俺はそのアナのとても落ち着く低音ボイスを聞きながら、握っているダガーをそっと腰の鞘に収めた。
*
「いつものを頼む。あと、二人にオリジナルブレンドコーヒーを」
古びた丸いテーブルに肘を突き、アナが女性店員に注文を行った。
「オリジナルブレンド……ってか、この異世界にもコーヒーってあるんだな」
「と言う事は、ウキキ殿達の世界にもあるのか? ……と言うか、本当にアリス殿の身体がウキキ殿なのか?」
俺が説明しても、未だ信じていない様子のアナ。続けて、
「まあ、あんな傭兵かぶれに苦戦していた所を見ると、本当なのだな」
と口にし、やっと俺とアリスの間に起きたTS現象について、自分なりの考察を経て納得した。

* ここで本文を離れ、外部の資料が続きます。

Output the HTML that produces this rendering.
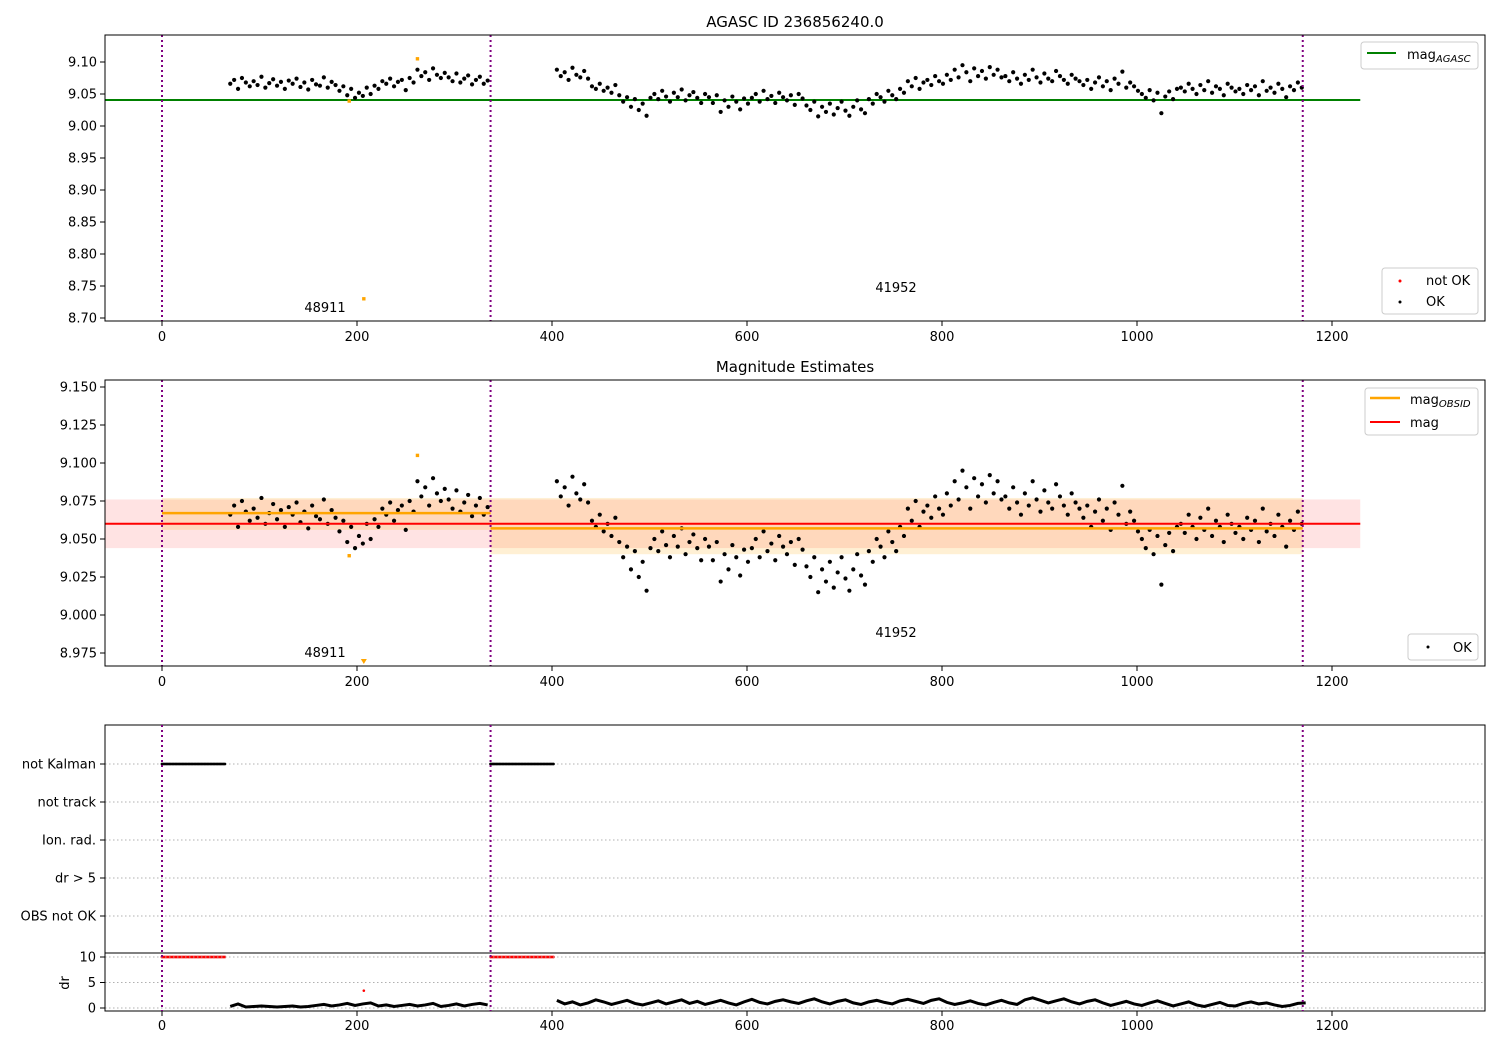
<!DOCTYPE html>
<html><head><meta charset="utf-8"><style>
body{margin:0;background:#fff}
svg{display:block;font-family:"DejaVu Sans","Liberation Sans",sans-serif}
</style></head><body>
<svg id="c" width="1500" height="1050" xmlns="http://www.w3.org/2000/svg"></svg>
<script>
// ---- data ----
const seg1Start = 70, seg2Start = 405, stepT = 4;
const mag1 = [66,72,58,75,68,62,70,64,77,60,67,73,63,69,58,71,
66,74,61,68,57,72,65,63,76,60,69,64,
55,62,48,58,44,52,47,60,50,
63,58,70,66,74,62,69,72,56,75,68,
88,78,84,72,90,80,75,83,
76,70,82,68,74,79,65,72,77,66,71];
const mag2 = [88,78,84,72,91,80,76,86,74,
62,58,66,55,60,52,64,48,
38,45,30,42,25,35,16,44,
50,42,55,46,38,52,45,57,40,48,53,44,36,50,
45,36,48,22,40,30,46,38,26,43,35,
44,50,38,55,42,47,36,52,45,40,48,33,50,43,
32,25,38,15,30,22,35,18,28,38,24,16,30,40,26,20,
42,35,50,45,38,55,48,42,58,52,
70,62,75,58,68,72,64,78,70,66,
80,72,88,76,95,84,70,90,78,86,74,92,80,88,76,
78,70,84,74,66,80,72,88,76,68,82,74,70,86,78,72,66,80,74,70,
64,72,58,68,76,62,70,56,74,66,85,60,68,62,55,
50,44,56,40,52,20,46,54,42,58,
60,54,66,58,50,64,56,70,52,62,58,48,66,60,54,
58,50,64,56,62,48,70,55,60,52,66,58,45,62,56,68,60];
const drStep = 8;
const dr1 = [0.3,0.8,0.2,0.3,0.4,0.3,0.2,0.3,0.4,0.2,0.3,0.5,0.7,0.4,0.6,0.9,0.5,0.8,1.0,0.4,0.6,0.3,0.5,0.7,0.4,0.6,0.9,0.3,0.5,0.8,0.4,0.7,0.9,0.6];
const dr2 = [1.5,0.8,1.2,0.6,1.0,1.6,1.2,0.7,1.1,1.5,0.9,0.6,
1.0,1.4,0.8,1.2,1.6,0.9,1.3,0.7,1.1,1.5,1.0,0.6,
1.2,1.7,1.1,0.8,1.3,1.6,1.2,0.9,1.4,1.8,1.2,0.8,
1.3,1.6,1.0,0.7,1.2,1.5,1.1,0.8,1.4,1.7,1.3,0.9,
1.5,1.8,1.1,0.7,1.0,1.4,0.9,0.6,1.1,1.5,1.0,0.7,
1.6,2.0,1.5,1.0,1.4,1.8,1.2,0.8,1.3,1.6,1.0,0.5,
0.9,1.3,0.8,0.5,1.0,1.4,0.9,0.4,0.8,1.2,0.6,0.3,
0.7,1.1,0.5,0.4,0.9,1.2,0.8,1.0,0.6,0.3,0.5,0.9,1.0];
const notOkT = [192,262], notOkMag = [9.039,9.105];
const lowT = 207, lowMag = 8.73, lowDr = 3.4;
const flagRanges = [[0,65],[337,402]];
const obsBounds = [0,337,1170];
const obsids = ["48911","41952"];
const obsMag = [9.067,9.057], obsLo = [9.056,9.040], obsHi = [9.077,9.077];
const magAgasc = 9.0406, magAll = 9.060, magLo = 9.044, magHi = 9.076, lineEnd = 1229;
const xTicks = [0,200,400,600,800,1000,1200];
const y1Ticks = [8.70,8.75,8.80,8.85,8.90,8.95,9.00,9.05,9.10];
const y2Ticks = [8.975,9.000,9.025,9.050,9.075,9.100,9.125,9.150];
const flagCats = ["not Kalman","not track","Ion. rad.","dr > 5","OBS not OK"];
const drTicks = [0,5,10];

// ---- axes ----
const L=105,R=1485;
const X = t => 162 + 0.975*t;
const Y1 = m => 62 + (9.10-m)*640;
const Y2 = m => 387 + (9.15-m)*1520;
const Y3 = i => 764 + 38*i;
const Y4 = d => 1008 - 5.1*d;
const svg = document.getElementById('c');
const NS='http://www.w3.org/2000/svg';
function el(tag, attrs, parent){const e=document.createElementNS(NS,tag);for(const k in attrs)e.setAttribute(k,attrs[k]);(parent||svg).appendChild(e);return e;}
function txt(s,attrs,parent){const e=el('text',attrs,parent);e.textContent=s;return e;}

const panels=[{t:35,b:321,Y:Y1,ticks:y1Ticks,fmt:v=>v.toFixed(2),name:'agasc-panel'},
              {t:380,b:666,Y:Y2,ticks:y2Ticks,fmt:v=>v.toFixed(3),name:'estimates-panel'}];
panels.forEach((p,pi)=>{
  const g=el('g',{});
  
  
  const cp='cp'+pi;
  const cl=el('clipPath',{id:cp},g); el('rect',{x:L,y:p.t,width:R-L,height:p.b-p.t},cl);
  const plot=el('g',{'clip-path':`url(#${cp})`},g);
  if(pi===0){
    const gl=el('line',{x1:L,x2:X(lineEnd),y1:Y1(magAgasc),y2:Y1(magAgasc),stroke:'#008000','stroke-width':2},plot);
    
    
  } else {
    const b=el('rect',{x:L,y:Y2(magHi),width:X(lineEnd)-L,height:Y2(magLo)-Y2(magHi),fill:'rgba(255,0,0,0.11)'},plot);
    
    
    for(let i=0;i<2;i++){
      const ob=el('rect',{x:X(obsBounds[i]),y:Y2(obsHi[i]),width:X(obsBounds[i+1])-X(obsBounds[i]),height:Y2(obsLo[i])-Y2(obsHi[i]),fill:'rgba(255,165,0,0.17)'},plot);
      
      
    }
  }
  const pts=el('g',{fill:'#000'},plot);
  
  
  mag1.forEach((v,i)=>el('circle',{cx:X(seg1Start+i*stepT),cy:p.Y(9+v/1000),r:2.1},pts));
  mag2.forEach((v,i)=>el('circle',{cx:X(seg2Start+i*stepT),cy:p.Y(9+v/1000),r:2.1},pts));
  notOkT.forEach((t,i)=>{const r=el('rect',{x:X(t)-1.7,y:p.Y(notOkMag[i])-1.7,width:3.4,height:3.4,fill:'orange'},plot);
    });
  if(pi===0){el('rect',{x:X(lowT)-1.7,y:Y1(lowMag)-1.7,width:3.4,height:3.4,fill:'orange'},plot);}
  else {el('path',{d:`M${X(lowT)-3},${p.b-7} h6 l-3,5 z`,fill:'orange'},plot);}
  if(pi===1){
    for(let i=0;i<2;i++){
      const ol=el('line',{x1:X(obsBounds[i]),x2:X(obsBounds[i+1]),y1:Y2(obsMag[i]),y2:Y2(obsMag[i]),stroke:'orange','stroke-width':2.5},plot);
      
    }
    const rl=el('line',{x1:L,x2:X(lineEnd),y1:Y2(magAll),y2:Y2(magAll),stroke:'red','stroke-width':2},plot);
    
  }
  obsBounds.forEach(t=>el('line',{x1:X(t),x2:X(t),y1:p.t,y2:p.b,stroke:'purple','stroke-width':2,'stroke-dasharray':'2,3'},plot));
  txt(obsids[0],{x:325,y:p.t+277,'font-size':13,'text-anchor':'middle'},g);
  txt(obsids[1],{x:896,y:p.t+257,'font-size':13,'text-anchor':'middle'},g);
  el('rect',{x:L,y:p.t,width:R-L,height:p.b-p.t,fill:'none',stroke:'#000','stroke-width':1},g);
  p.ticks.forEach(v=>{const y=p.Y(v);el('line',{x1:L-5,x2:L,y1:y,y2:y,stroke:'#000'},g);
    txt(p.fmt(v),{x:L-8,y:y+4.5,'font-size':13,'text-anchor':'end'},g);});
  xTicks.forEach(v=>{const x=X(v);el('line',{x1:x,x2:x,y1:p.b,y2:p.b+5,stroke:'#000'},g);
    txt(String(v),{x:x,y:p.b+20,'font-size':13,'text-anchor':'middle'},g);});
});
txt('AGASC ID 236856240.0',{x:795,y:27,'font-size':15,'text-anchor':'middle'});
txt('Magnitude Estimates',{x:795,y:372,'font-size':15,'text-anchor':'middle'});

function legendBox(x,y,w,h,name){const r=el('rect',{x:x,y:y,width:w,height:h,rx:3,fill:'rgba(255,255,255,0.85)',stroke:'#ccc'});}
legendBox(1361,42,117,27,'legend-agasc');
el('line',{x1:1367,x2:1396,y1:53,y2:53,stroke:'#008000','stroke-width':2});
const t1=txt('mag',{x:1407,y:59,'font-size':13});const s1=el('tspan',{'font-size':10,'font-style':'italic',dy:3},t1);s1.textContent='AGASC';
legendBox(1382,268,96,46,'legend-ok-status');
el('circle',{cx:1400,cy:281,r:1.5,fill:'red'});txt('not OK',{x:1426,y:285,'font-size':13});
el('circle',{cx:1400,cy:302,r:1.5,fill:'#000'});txt('OK',{x:1426,y:306,'font-size':13});
legendBox(1365,388,113,47,'legend-mag');
el('line',{x1:1370,x2:1400,y1:398,y2:398,stroke:'orange','stroke-width':2.5});
const t2=txt('mag',{x:1410,y:404,'font-size':13});const s2=el('tspan',{'font-size':10,'font-style':'italic',dy:3},t2);s2.textContent='OBSID';
el('line',{x1:1370,x2:1400,y1:422,y2:422,stroke:'red','stroke-width':2});txt('mag',{x:1410,y:427,'font-size':13});
legendBox(1408,634,70,26,'legend-ok');
el('circle',{cx:1428,cy:647,r:1.5,fill:'#000'});txt('OK',{x:1453,y:652,'font-size':13});

const g3=el('g',{});


flagCats.forEach((c,i)=>{const y=Y3(i);el('line',{x1:L,x2:R,y1:y,y2:y,stroke:'#b0b0b0','stroke-dasharray':'1.5,2.5'},g3);
  el('line',{x1:L-5,x2:L,y1:y,y2:y,stroke:'#000'},g3);txt(c,{x:L-9,y:y+4.5,'font-size':13,'text-anchor':'end'},g3);});
flagRanges.forEach(r=>{for(let t=r[0];t<=r[1];t+=1.5){el('circle',{cx:X(t),cy:Y3(0),r:1.4,fill:'#000'},g3);el('circle',{cx:X(t),cy:Y4(10),r:1.4,fill:'red'},g3);}});
el('rect',{x:L,y:725,width:R-L,height:228,fill:'none',stroke:'#000'},g3);
const g4=el('g',{});


drTicks.forEach(v=>{const y=Y4(v);el('line',{x1:L,x2:R,y1:y,y2:y,stroke:'#b0b0b0','stroke-dasharray':'1.5,2.5'},g4);
  el('line',{x1:L-5,x2:L,y1:y,y2:y,stroke:'#000'},g4);txt(String(v),{x:L-9,y:y+4.5,'font-size':13,'text-anchor':'end'},g4);});
[dr1,dr2].forEach((arr,k)=>{const s=k?seg2Start:seg1Start;
  const pl=el('polyline',{points:arr.map((d,i)=>X(s+i*drStep)+','+Y4(d)).join(' '),fill:'none',stroke:'#000','stroke-width':3},g4);
  });
el('circle',{cx:X(lowT),cy:Y4(lowDr),r:1.3,fill:'red'},g4);
el('rect',{x:L,y:953,width:R-L,height:58,fill:'none',stroke:'#000'},g4);
txt('dr',{x:0,y:0,'font-size':13,'text-anchor':'middle',transform:'translate(69,983) rotate(-90)'},g4);
xTicks.forEach(v=>{const x=X(v);el('line',{x1:x,x2:x,y1:1011,y2:1016,stroke:'#000'},g4);
  txt(String(v),{x:x,y:1030,'font-size':13,'text-anchor':'middle'},g4);});
obsBounds.forEach(t=>el('line',{x1:X(t),x2:X(t),y1:725,y2:1011,stroke:'purple','stroke-width':2,'stroke-dasharray':'2,3'}));
</script>
</body></html>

「なんか国士様とか言ってたけど、あいつら傭兵なのか」
「ああ、ゴブリン討伐で名を上げて傭兵から兵士になるつもりだったのだろう。ゴブリンの影も形もなくて傭兵は全員帰されたからな、気の毒と言えば気の毒ではあるな」
「なるほどな……。でも、アナの顔を見るなり逃げ出したな。それほど『大地のツルギ』の称号はエグいって事か」
運ばれたコーヒーを一口飲んでから何気なく言うと、隣のアリスがクリスに腕を咥え込まれながら、逆の手でコーヒーカップを静かにテーブルに置いた。
「称号じゃなくて、アナの実力が凄いのよ」
コーヒーが思ったより苦かったのだろう。アリスはしかめっ面でそう言うと、テーブルに常備されている砂糖を少し多めにカップに注いだ。
「いや、もちろんそういう意味で言ったんだが……」
言い直そうかどうか迷っていると、あまり気にしていない様子のアナが先に口を開いた。
「二人は今夜、ここに泊るのか?」
「ああ、一部屋なら開いてるみたいだし、そのつもりだ」
俺は店内を見回しながら言った。
この『カフェ・猫屋敷』は、一階が喫茶店で、二階が宿屋になっているらしい。
「そうか、わざわざ宿を取らないでも、領主の屋敷に来れば良かったものを」
「まあ、観光の一種かな。それに、屋敷に招かれたのは明日だしな」
そんな事、気にするな。というようなニュアンスの言葉を口にしたアナは、コーヒーを飲み干してから『眠いわ!』と言った早々テーブルに突っ伏して寝だしたアリスに目を向けた。
「実は……領主様の体調が思わしくないんだ……」
アナの表情がみるみるうちに曇り、視線は天井へと向けられた。
付きっ切りで看病をしていたアナは、領主代理に少し外で気晴らしをして来いと言われ、馴染みのこの店に来たようだ。
ハンマーヒルの医師……この異世界では医学師と言うようだが、とにかくその医療に携わる人の話では、もって三日という事らしい。
アリスが聞いたら飛んで行きそうな話だったが、幸い寝ているので、なんのリアクションも無くただスースーと寝息を立てていた。
「今夜、いきなり押し掛けたら迷惑だろうし、あすの朝行くよ」
そう言ってアナの肩をトントンと叩くと、アナは両方の目から大きな涙粒を垂らし、暫くの間、静かに声も漏らさずに肩を震わせた。